26 September 2025
Thetsane industrial area in Maseru is home to many garment factories. Archive photo: Sechaba Mokhethi
The African Growth and Opportunity Act (AGOA) is likely to be renewed for one year, Lesotho’s trade minister Mohkheti Shelile told reporters on Wednesday. AGOA has previously been renewed for a decade at a time.
AGOA has, since 2001, enabled duty-free exports from Lesotho to the US. Garments make up 80% of Lesotho’s exports to the US, which accounts for roughly 20% of the country’s total exports.
Earlier this month, a delegation led by Shelile and Minister of Labour Tšeliso Mokhosi lobbied lawmakers in Washington. They returned assured that AGOA would be renewed for a year, although this may only happen in November or December.
The act is still set to expire on 30 September. This could result in tariffs of 31% on Lesotho’s exports to the US. Lesotho products are currently subject to 15% “reciprocal tariffs” introduced in April. After AGOA expires, products may face an additional 16% tariff, said Shelile.
Shelile said Lesotho has 11 companies exporting to the US, employing more than 12,000 workers. Roughly 40,000 additional jobs in logistics and related sectors could also be at risk should AGOA not be renewed, he said.
“We met ten lawmakers, including the Speaker, committee chairs, assistants, and other members, both Republicans and Democrats,” Shelile said. “All expressed support for AGOA’s renewal and promised to advocate for it.”
But during the one-year renewal, the act will be reviewed to ensure it aligns with the government’s “America First” policy. Shelile said Lesotho’s delegation emphasised that AGOA benefits the US as much as it does Africa.

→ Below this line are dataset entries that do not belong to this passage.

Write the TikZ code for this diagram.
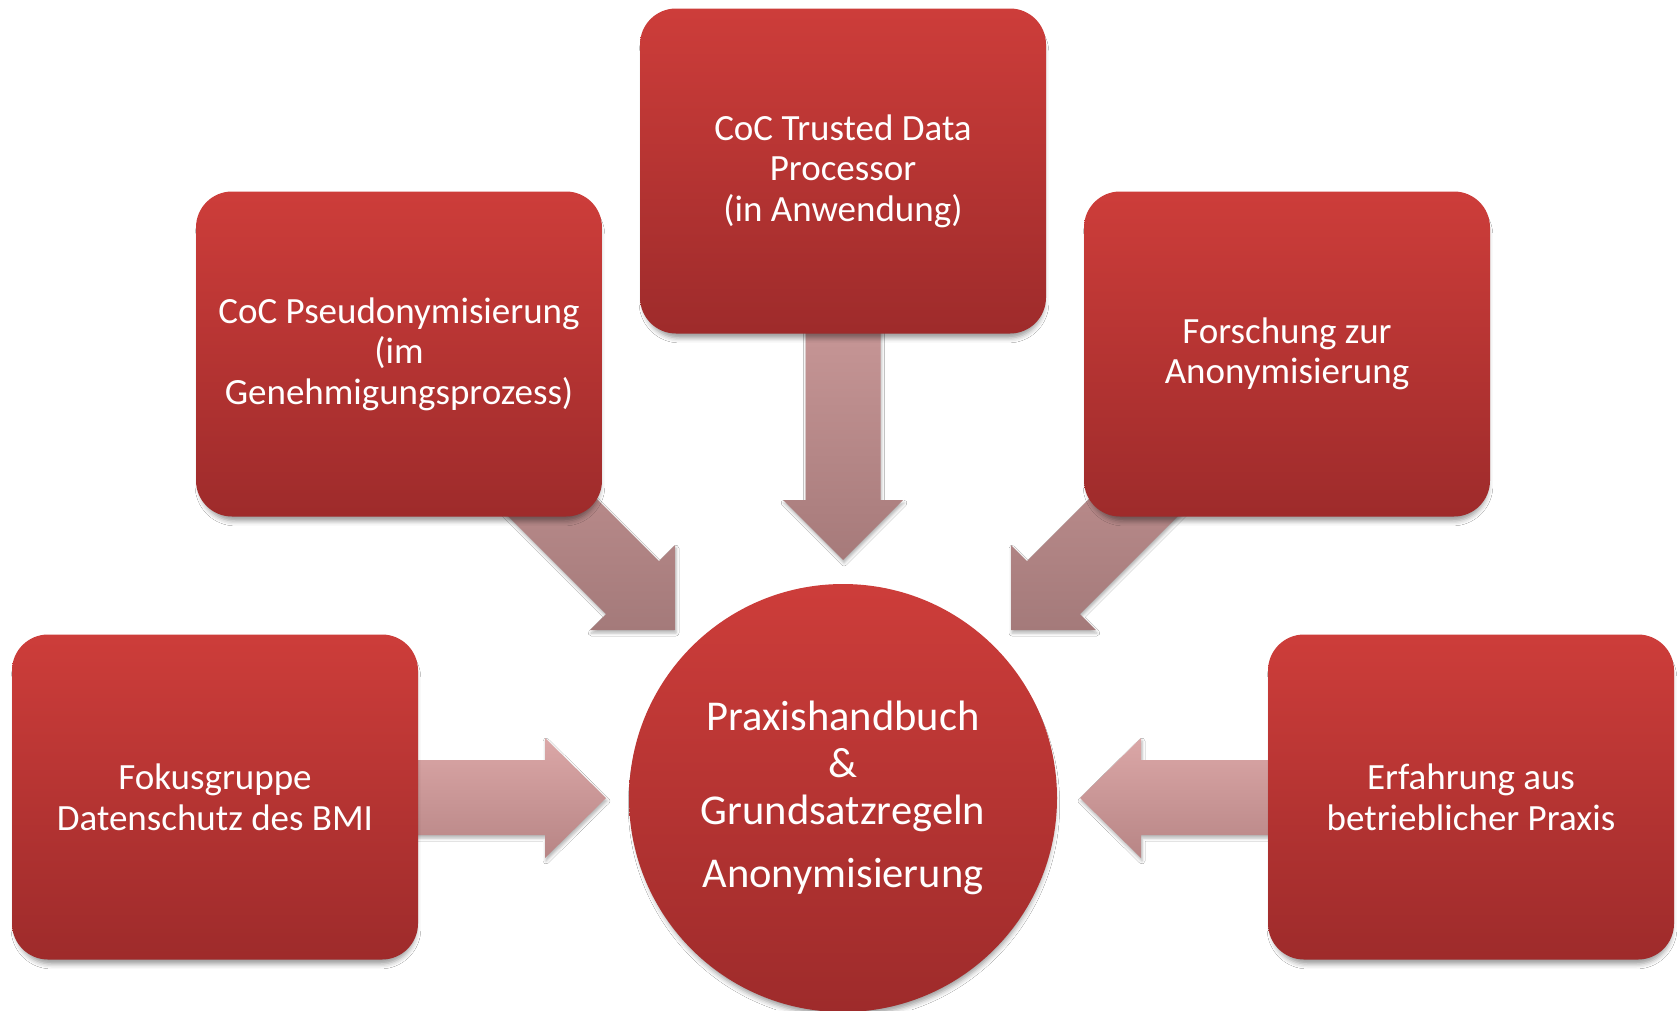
\documentclass[tikz,border=0pt]{standalone}
\usepackage{fontspec}
\setmainfont{Carlito}
\usetikzlibrary{shadows.blur,backgrounds,calc}
\definecolor{boxtop}{RGB}{205,61,58}
\definecolor{boxbot}{RGB}{158,43,43}
\definecolor{vtop}{RGB}{202,153,153}
\definecolor{vbot}{RGB}{166,122,122}
\definecolor{htop}{RGB}{219,167,167}
\definecolor{hbot}{RGB}{183,133,133}
\definecolor{dtop}{RGB}{194,146,146}
\definecolor{dbot}{RGB}{164,122,122}
\begin{document}
\begin{tikzpicture}[x=1pt,y=-1pt,
  boxshadow/.style={blur shadow={shadow xshift=1pt, shadow yshift=-7pt, shadow scale=0.985, shadow blur radius=5pt, shadow opacity=40}},
  box/.style={rounded corners=36pt, minimum width=406pt, minimum height=325pt,
    top color=boxtop, bottom color=boxbot, draw=none, text=white, align=center,
    font=\fontsize{37}{40.6}\selectfont, inner sep=0pt, boxshadow},
  hub/.style={circle, minimum size=428pt, top color=boxtop, bottom color=boxbot,
    draw=none, text=white, align=center, font=\fontsize{42.5}{47}\selectfont, inner sep=0pt, boxshadow},
  arrowshadow/.style={blur shadow={shadow xshift=1pt, shadow yshift=-3pt, shadow blur radius=3pt, shadow opacity=30}},
  varrow/.style={top color=vtop, bottom color=vbot, draw=none, arrowshadow},
  harrow/.style={top color=htop, bottom color=hbot, draw=none, arrowshadow},
  darrow/.style={top color=dtop, bottom color=dbot, draw=none, arrowshadow}]
\useasboundingbox (0,0) rectangle (1677,1010);

\node[box] (trusted) at (843,171) {CoC Trusted Data\\Processor\\(in Anwendung)};
\node[box] (pseudo) at (399,354) {CoC Pseudonymisierung\\(im\\Genehmigungsprozess)};
\node[box] (forsch) at (1287,354) {Forschung zur\\Anonymisierung};
\node[box] (fokus) at (215,797) {Fokusgruppe\\Datenschutz des BMI};
\node[box] (erfahr) at (1471,797) {Erfahrung aus\\betrieblicher Praxis};
\node[hub] (hub) at (843,798) {Praxishandbuch\\\&\\Grundsatzregeln\\[16pt]Anonymisierung};

\begin{pgfonlayer}{background}
\fill[white] (0,0) rectangle (1677,1010);
% vertical arrow from trusted
\path[varrow] (805.5,300) -- (880.5,300) -- (880.5,500) -- (903,500) -- (843,560)
  -- (783,500) -- (805.5,500) -- cycle;
% horizontal arrow from fokus
\path[harrow] (380,760) -- (545,760) -- (545,738) -- (606,798) -- (545,858)
  -- (545,835) -- (380,835) -- cycle;
% horizontal arrow from erfahr
\path[harrow] (1306,760) -- (1141,760) -- (1141,738) -- (1080,798) -- (1141,858)
  -- (1141,835) -- (1306,835) -- cycle;
% diagonal arrow from pseudo
\path[darrow] (517.7,419.7) -- (659.1,561.1) -- (675,545.2) -- (675,630)
  -- (590.2,630) -- (606.1,614.1) -- (464.7,472.7) -- cycle;
% diagonal arrow from forsch
\path[darrow] (1168.3,419.7) -- (1026.9,561.1) -- (1011,545.2) -- (1011,630)
  -- (1095.8,630) -- (1079.9,614.1) -- (1221.3,472.7) -- cycle;
\end{pgfonlayer}
\end{tikzpicture}
\end{document}
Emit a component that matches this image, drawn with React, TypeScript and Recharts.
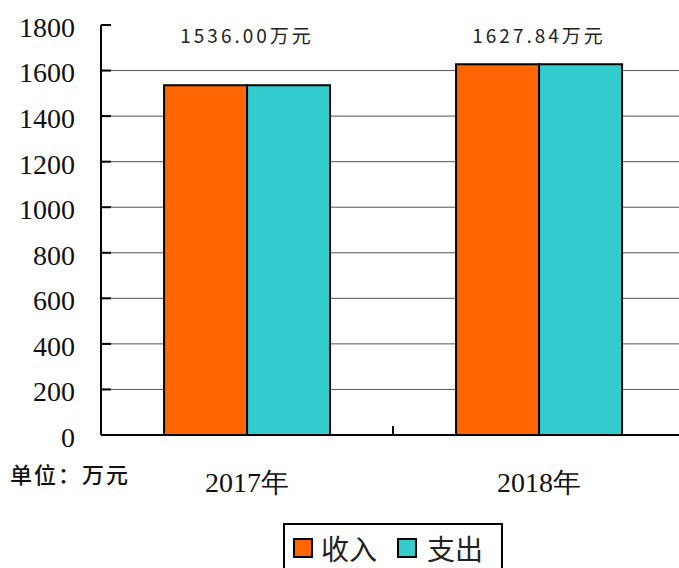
import React from "react";
import {
  BarChart,
  Bar,
  XAxis,
  YAxis,
  CartesianGrid,
  Legend,
  LabelList,
  Label,
} from "recharts";

const YEARS = ["2017年", "2018年"];
const INCOME = [1536.0, 1627.84];
const EXPENSE = [1536.0, 1627.84];
const Y_TICKS = [0, 200, 400, 600, 800, 1000, 1200, 1400, 1600, 1800];
const GRID_VALUES = [200, 400, 600, 800, 1000, 1200, 1400, 1600];
const SERIES = [
  { key: "income", name: "收入", color: "#FF6600" },
  { key: "expense", name: "支出", color: "#33CCCC" },
];

const CHART_W = 700;
const CHART_H = 568;
const MARGIN = { top: 25, right: 15, bottom: 0, left: 0 };
const Y_AXIS_W = 101;
const BAND = (CHART_W - MARGIN.right - MARGIN.left - Y_AXIS_W) / YEARS.length;

const SERIF = "Liberation Serif";
const SANS = "Noto Sans CJK SC";

const data = YEARS.map((year, i) => ({
  year,
  income: INCOME[i],
  expense: EXPENSE[i],
}));

function YearTick(props: any) {
  const { x, y, payload, index } = props;
  return (
    <g>
      {index > 0 && (
        <line
          x1={x - BAND / 2}
          x2={x - BAND / 2}
          y1={y}
          y2={y - 9}
          stroke="#000"
          strokeWidth={2}
        />
      )}
      <text
        x={x}
        y={y + 57}
        textAnchor="middle"
        style={{ fontSize: 28, fontFamily: SERIF, fill: "#111" }}
      >
        {payload.value}
      </text>
    </g>
  );
}

function TotalLabel(props: any) {
  const { x, width, value } = props;
  return (
    <text
      x={x + width}
      y={MARGIN.top + 18}
      textAnchor="middle"
      style={{ fontSize: 19, fontFamily: SANS, letterSpacing: 3, fill: "#222" }}
    >
      {`${Number(value).toFixed(2)}万元`}
    </text>
  );
}

function LegendBox() {
  return (
    <div style={{ height: 45 }}>
      <div
        style={{
          boxSizing: "border-box",
          width: 220,
          height: 50,
          border: "2px solid #000",
          display: "flex",
          alignItems: "center",
          paddingLeft: 8,
          fontFamily: SANS,
          fontSize: 28,
          color: "#222",
          background: "#fff",
        }}
      >
        {SERIES.map((s, i) => (
          <React.Fragment key={s.key}>
            <span
              style={{
                boxSizing: "border-box",
                width: 20,
                height: 20,
                border: "2px solid #000",
                background: s.color,
                marginLeft: i === 0 ? 0 : 20,
                marginRight: i === 0 ? 8 : 10,
              }}
            />
            <span style={{ lineHeight: "28px" }}>{s.name}</span>
          </React.Fragment>
        ))}
      </div>
    </div>
  );
}

export default function App() {
  return (
    <div
      style={{
        position: "absolute",
        left: 0,
        top: 0,
        width: 679,
        height: 568,
        overflow: "hidden",
        background: "#fff",
      }}
    >
      <BarChart
        width={CHART_W}
        height={CHART_H}
        data={data}
        margin={MARGIN}
        barGap={0}
        barCategoryGap="21.6%"
      >
        <CartesianGrid
          vertical={false}
          horizontalValues={GRID_VALUES}
          stroke="#555"
          strokeWidth={1}
        />
        <XAxis
          dataKey="year"
          height={88}
          tickSize={0}
          tickMargin={0}
          tickLine={false}
          axisLine={{ stroke: "#000", strokeWidth: 2 }}
          tick={<YearTick />}
          interval={0}
        />
        <YAxis
          width={Y_AXIS_W}
          domain={[0, 1800]}
          ticks={Y_TICKS}
          interval={0}
          tickSize={-10}
          tickMargin={36}
          axisLine={{ stroke: "#000", strokeWidth: 2 }}
          tickLine={{ stroke: "#000", strokeWidth: 2 }}
          tick={{ fontSize: 28, fill: "#111", dy: 2, style: { fontFamily: SERIF } }}
        >
          <Label
            value="单位：万元"
            position="insideBottomLeft"
            offset={10}
            dy={58}
            style={{ fontSize: 22, fontFamily: SANS, fontWeight: 500, fill: "#111", letterSpacing: 2 }}
          />
        </YAxis>
        <Legend
          verticalAlign="bottom"
          height={45}
          wrapperStyle={{ left: 283, width: 220, bottom: 0 }}
          content={<LegendBox />}
        />
        {SERIES.map((s, i) => (
          <Bar
            key={s.key}
            dataKey={s.key}
            name={s.name}
            fill={s.color}
            stroke="#000"
            strokeWidth={2}
            isAnimationActive={false}
          >
            {i === 0 && <LabelList dataKey={s.key} content={<TotalLabel />} />}
          </Bar>
        ))}
      </BarChart>
    </div>
  );
}
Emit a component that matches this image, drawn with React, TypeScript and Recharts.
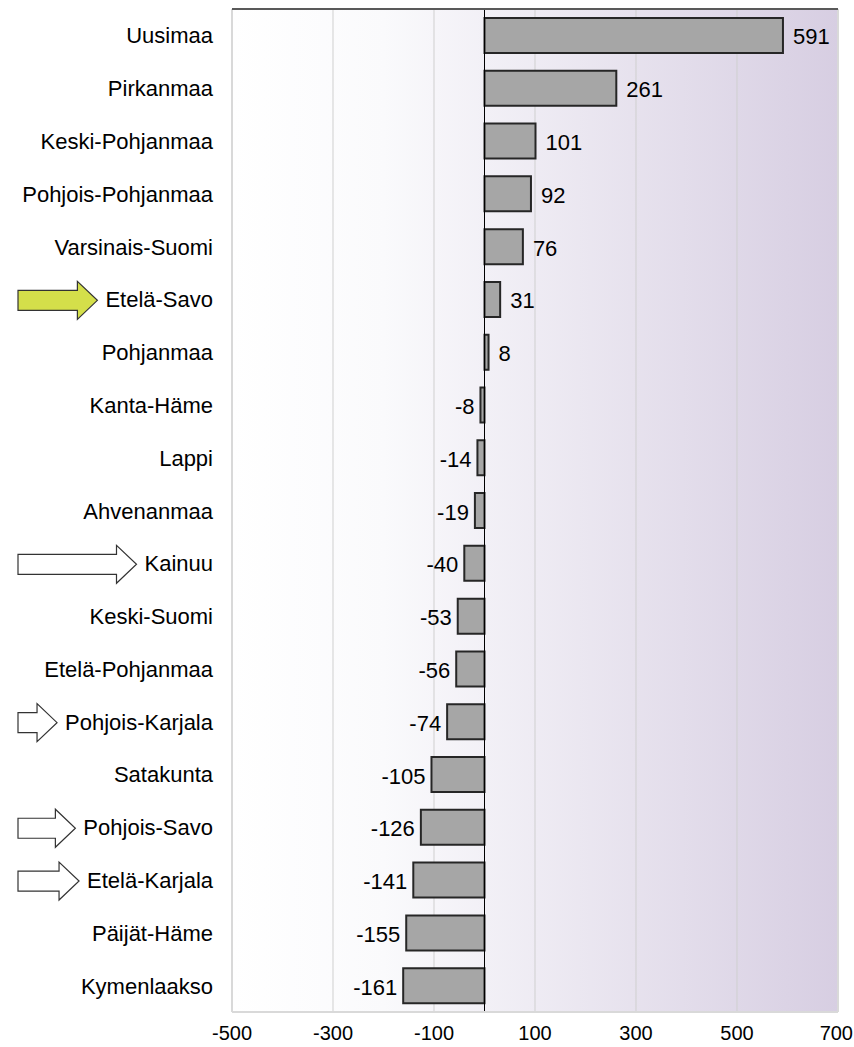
import React from 'react';
import {
	BarChart,
	Bar,
	XAxis,
	YAxis,
	CartesianGrid,
	ReferenceLine,
	LabelList,
} from 'recharts';

// maakunnat ja muutos
const regions = [
	'Uusimaa',
	'Pirkanmaa',
	'Keski-Pohjanmaa',
	'Pohjois-Pohjanmaa',
	'Varsinais-Suomi',
	'Etelä-Savo',
	'Pohjanmaa',
	'Kanta-Häme',
	'Lappi',
	'Ahvenanmaa',
	'Kainuu',
	'Keski-Suomi',
	'Etelä-Pohjanmaa',
	'Pohjois-Karjala',
	'Satakunta',
	'Pohjois-Savo',
	'Etelä-Karjala',
	'Päijät-Häme',
	'Kymenlaakso',
];
const changes = [591, 261, 101, 92, 76, 31, 8, -8, -14, -19, -40, -53, -56, -74, -105, -126, -141, -155, -161];
const xTicks = [-500, -300, -100, 100, 300, 500, 700];

// nuolet nimien edessä
const highlighted = ['Etelä-Savo'];
const arrowRegions = ['Etelä-Savo', 'Kainuu', 'Pohjois-Karjala', 'Pohjois-Savo', 'Etelä-Karjala'];

const data = regions.map((name, i) => ({ name, value: changes[i] }));

const FONT = '"Liberation Sans", Arial, sans-serif';
const FS = 22;

// nuoli päättyy vähän ennen tekstiä
const arrowPath = (x0: number, x1: number, cy: number) => {
	const head = 20;
	const bodyH = 10;
	const headH = 19;
	const neck = x1 - head;
	return `M${x0},${cy - bodyH} L${neck},${cy - bodyH} L${neck},${cy - headH} L${x1},${cy} L${neck},${cy + headH} L${neck},${cy + bodyH} L${x0},${cy + bodyH} Z`;
};

const measure = (text: string, size = FS) => {
	const c = document.createElement('canvas').getContext('2d');
	if (!c) return text.length * size * 0.5;
	c.font = `${size}px ${FONT}`;
	return c.measureText(text).width;
};

const CategoryTick = (props: any) => {
	const { x, y, payload } = props;
	const name: string = payload.value;
	const right = x - 19;
	const hasArrow = arrowRegions.includes(name);
	const textW = measure(name);
	return (
		<g>
			{hasArrow && (
				<path
					d={arrowPath(18, right - textW - 8, y + 1)}
					fill={highlighted.includes(name) ? '#d4df4a' : '#ffffff'}
					stroke="#333"
					strokeWidth={1.2}
				/>
			)}
			<text x={right} y={y} dy={8} textAnchor="end" fontSize={FS} fill="#000" fontFamily={FONT}>
				{name}
			</text>
		</g>
	);
};

// viimeinen luku ei saa mennä reunan yli
const NumberTick = (props: any) => {
	const { x, y, payload } = props;
	const label = String(payload.value);
	const w = measure(label, 20);
	const cx = Math.min(x, 853 - w / 2);
	return (
		<text x={cx} y={y} dy={16} textAnchor="middle" fontSize={20} fill="#000" fontFamily={FONT}>
			{label}
		</text>
	);
};

const ValueLabel = (props: any) => {
	const { x, y, width, height, value } = props;
	const left = Math.min(x, x + width);
	const right = Math.max(x, x + width);
	const pos = value >= 0;
	return (
		<text
			x={pos ? right + 10 : left - 6}
			y={y + height / 2}
			dy={9}
			textAnchor={pos ? 'start' : 'end'}
			fontSize={FS}
			fill="#000"
			fontFamily={FONT}
		>
			{value}
		</text>
	);
};

export default function App() {
	return (
		<div style={{ position: 'absolute', left: 0, top: 0, width: 854, height: 1047, background: '#fff' }}>
			<svg width={0} height={0} style={{ position: 'absolute' }}>
				<defs>
					<linearGradient id="bgGrad" x1="0" y1="0" x2="1" y2="0">
						<stop offset="0%" stopColor="#ffffff" />
						<stop offset="25%" stopColor="#fafafc" />
						<stop offset="100%" stopColor="#d7cee2" />
					</linearGradient>
				</defs>
			</svg>
			<BarChart
				width={854}
				height={1047}
				data={data}
				layout="vertical"
				barCategoryGap="17%"
				margin={{ top: 9, right: 16, left: 0, bottom: 0 }}
			>
				<CartesianGrid
					horizontal={false}
					stroke="#cfcfcf"
					fill="url(#bgGrad)"
					fillOpacity={1}
				/>
				<XAxis
					type="number"
					domain={[-500, 700]}
					ticks={xTicks}
					height={35}
					axisLine={{ stroke: '#d9d9d9', strokeWidth: 2 }}
					tickLine={false}
					tick={<NumberTick />}
					tickMargin={6}
				/>
				<YAxis
					type="category"
					dataKey="name"
					width={232}
					axisLine={{ stroke: '#d9d9d9', strokeWidth: 2 }}
					tickLine={false}
					tickSize={0}
					tickMargin={0}
					tick={<CategoryTick />}
					interval={0}
				/>
				<ReferenceLine x={700} stroke="#d9d9d9" strokeWidth={2} />
				<ReferenceLine x={0} stroke="#000" strokeWidth={1} />
				<Bar dataKey="value" fill="#a6a6a6" stroke="#262626" strokeWidth={2} isAnimationActive={false}>
					<LabelList dataKey="value" content={<ValueLabel />} />
				</Bar>
			</BarChart>
			{/* ylälaidan tumma viiva */}
			<div style={{ position: 'absolute', left: 232, top: 8, width: 606, height: 2, background: '#595959' }} />
		</div>
	);
}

Shelile added that meetings with the US Department of Trade addressed how AGOA’s termination would affect Lesotho. “They promised to consider pausing either reciprocal or Most Favoured Nation tariff rates so that only one applies while awaiting AGOA’s renewal,” he said.
Lesotho is encouraging the industry to look beyond the US market. Shelile cited Nien Hsing, a major manufacturer whose products — once largely destined for America — are now being redirected. “Thirty per cent of their output now goes to South Africa, 70% to the US,” Shelile said.
Over the past 15 months, Lesotho has opened 14 new firms, many of which are supplying regional markets through the Southern African Customs Union.
“We are preparing workshops to enter European markets, and the European Commission has contacted us to connect with our producers,” Shelile added.
Discussions with the Japanese and Nigerian markets are also underway.